The Tarikhu-s Subuktigin, also known as the Tarikhi-i Al-i Subuktigin and the Tarikhi-i Baihaki.  It is a history of the house of Ghazni up to 451 H., 1059 CE.  It thus covers the reign of Amir Nasiru-d Subuktigin, the founder of the Ghaznivid dynasty.  Originally he was a slave and son-in-law of Alptigîn, who was appointed the governor of Khurasan under the Samânids in 961 CE.  Within a year, however, he was estranged from the Samânids and seized Ghaznî, and strategic town on the trade route linking India with Persia.  Ghaznî became a true power under Subuktigin, who ruled from 976-97 CE.  He retained, however, the title of amir, accepting thus Samânid suzerainity, however nominal.

The history also covers his son and successor, Sultan Mahmud (r. 997-1030 CE), who abandoned the pretext of recognizing Samânid authority, and took on the title of Sultan.  It was under Mahmud that the Ghaznivids reached their height of power.  The history also covers the era of their successors, during which the fortunes and power of the Ghaznivites rapidly eroded.  The Tarikhu-s Subuktigin is a well known history often cited by later Persian historians.

The author of this history is Kwaja Abu-l Fazl bin al Hasan al Baihaki.  He was born c. 386 H. (995 CE), and reportedly passed away in 470 H. (1077 CE).  It was reportedly a large work of several volumes.  The majority of the text, however, has been lost.  There are several manscripts in India, one in the Bodelian Library at Oxford, one in the Bibiliotheque National in Paris, and one in St. Petersburg.  All appear to be late copies made from the same incomplete original text.

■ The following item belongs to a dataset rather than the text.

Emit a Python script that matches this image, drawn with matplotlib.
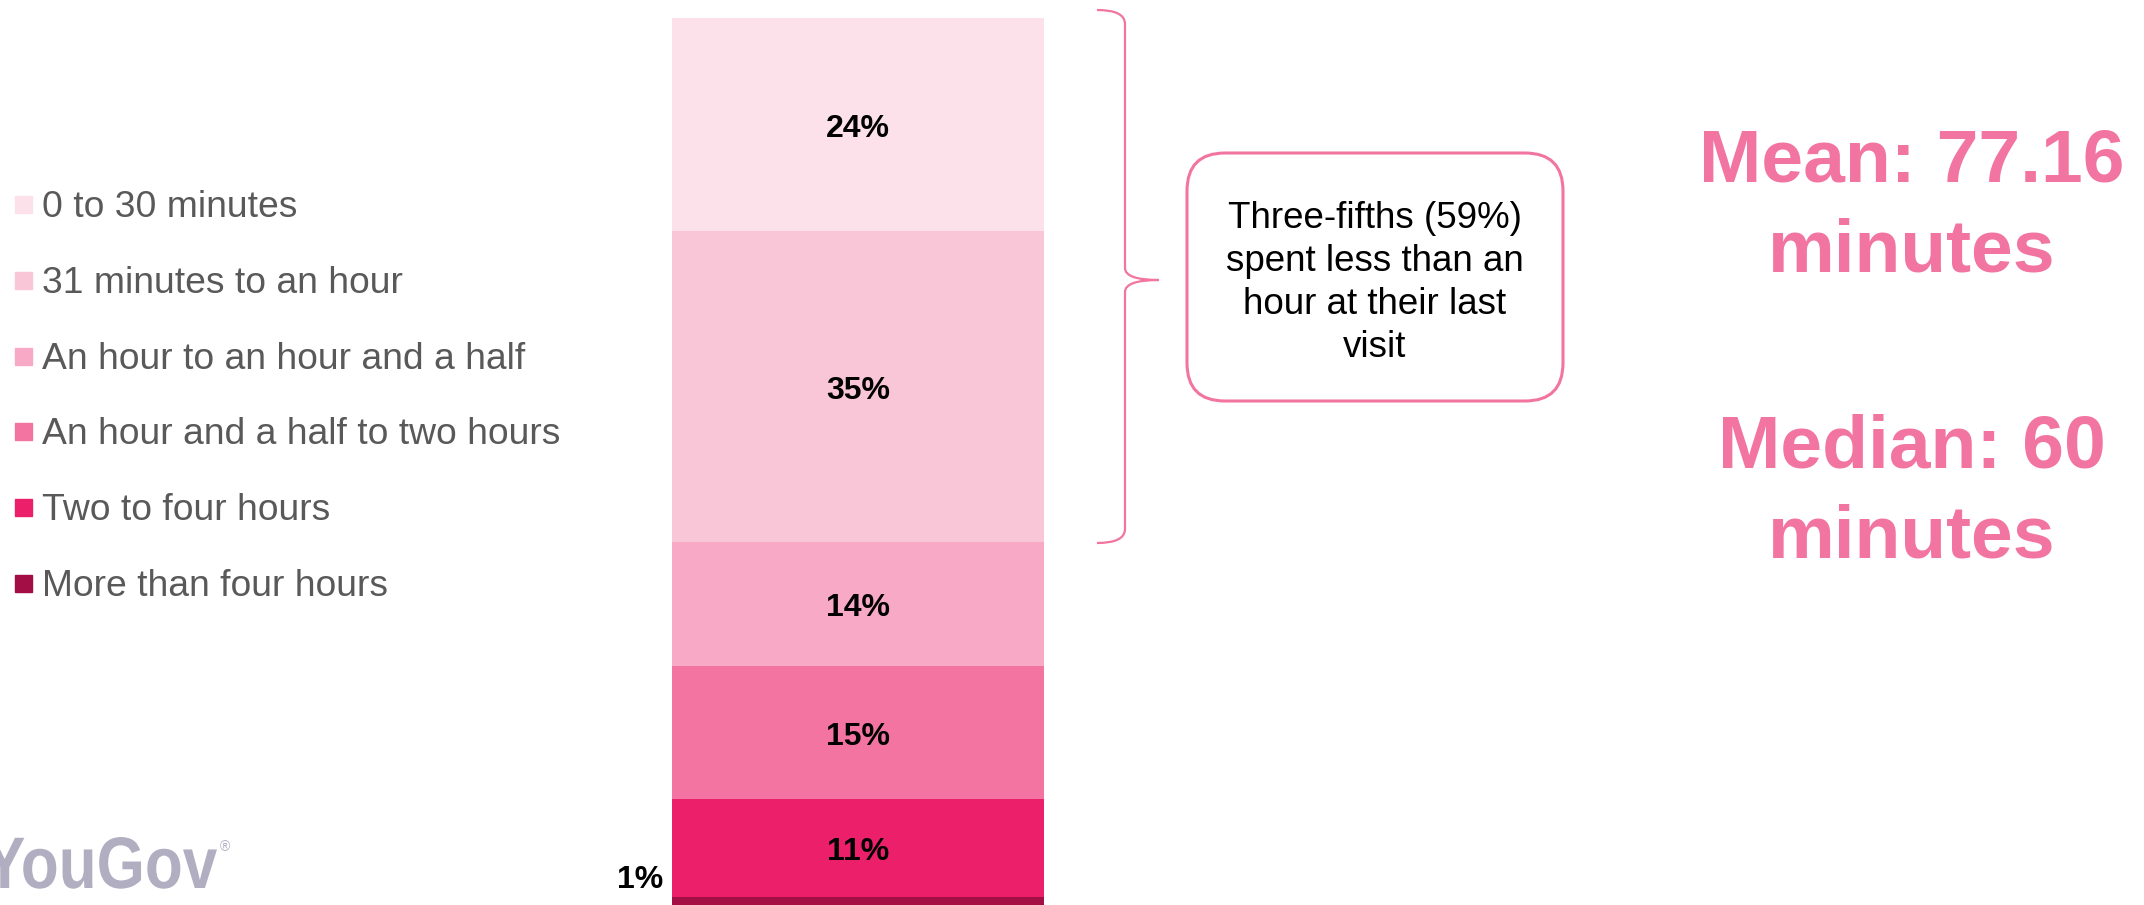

The excerpts included here deals with one of the numerous raids of Amir Nasiru-d din Subuktigin of Ghazni (in modern Afghanistan) and his son and successor, Sultan Mahmud.  Amir Subuktigin made his first of many raids into India starting in 376 H. (986-87 CE), and was assisted by his son Mahmud in many of them.  Mahmud, after succeeding his father to throne of Ghaznî, in 997 CE, continued his father’s policy and conducted many more raids until his death in 1030 CE.  His numerous incursions into India were largely raids designed to capture spoil in material wealth, slaves and livestock.  He is portrayed as a zealous Muslim eager to destroy “idol temples”, but this was probably justification for pillage, since these activities contravened the earlier Arab policy of granting Hindus and Buddhists protected dhimmi status.  These raids generally were not conquests resulting in annexation of territory, with the exception of the Punjab, most of which he did annex.  Ghaznivite control even of the Punjab passed away with Mahmud.  His incessant raiding over the course of almost thirty years, however, clearly destabilized Northern India and paved the way for the Muhammad Ghûrî’s invasion of northern India in 1175 CE, which led to the establishment of the Delhi sultanate.  The excerpt here described the assault on the fort of Hansi in Northern India.

  1. Excerpt

 [p. 130]

The Sultan takes the Fort of Hansi

On Saturday, the 14th, of Safar, the Amir had recovered, and held a darbar, and on Tuesday the 17th, he left the Jailam, and arrived at the fort of Hansi on Wednesday, the 9th of Rabi’u-l awwal, and pitched his camp under the fort, which he invested.  Fights were constantly taking place in a manner that could not be exceeded for their severity.  The garrison made desperate attempts at defence, and relaxed no effort.  In the victorious army the slaves of the household behaved very gallantly, and such a virgin fort was worthy of their valour.  At last, mines were sprung in five places, and the wall was brought down, and the fort was stormed by the sword on Monday, ten days before the close of Rabi’u-l awwal.  The Brahmans and other higher men were slain, and their women and children were carried away captive and all the treasure which was found was divided amongst the army.  The fort was known in Hindustan as “The Virgin,” as no one yet had been able to take it.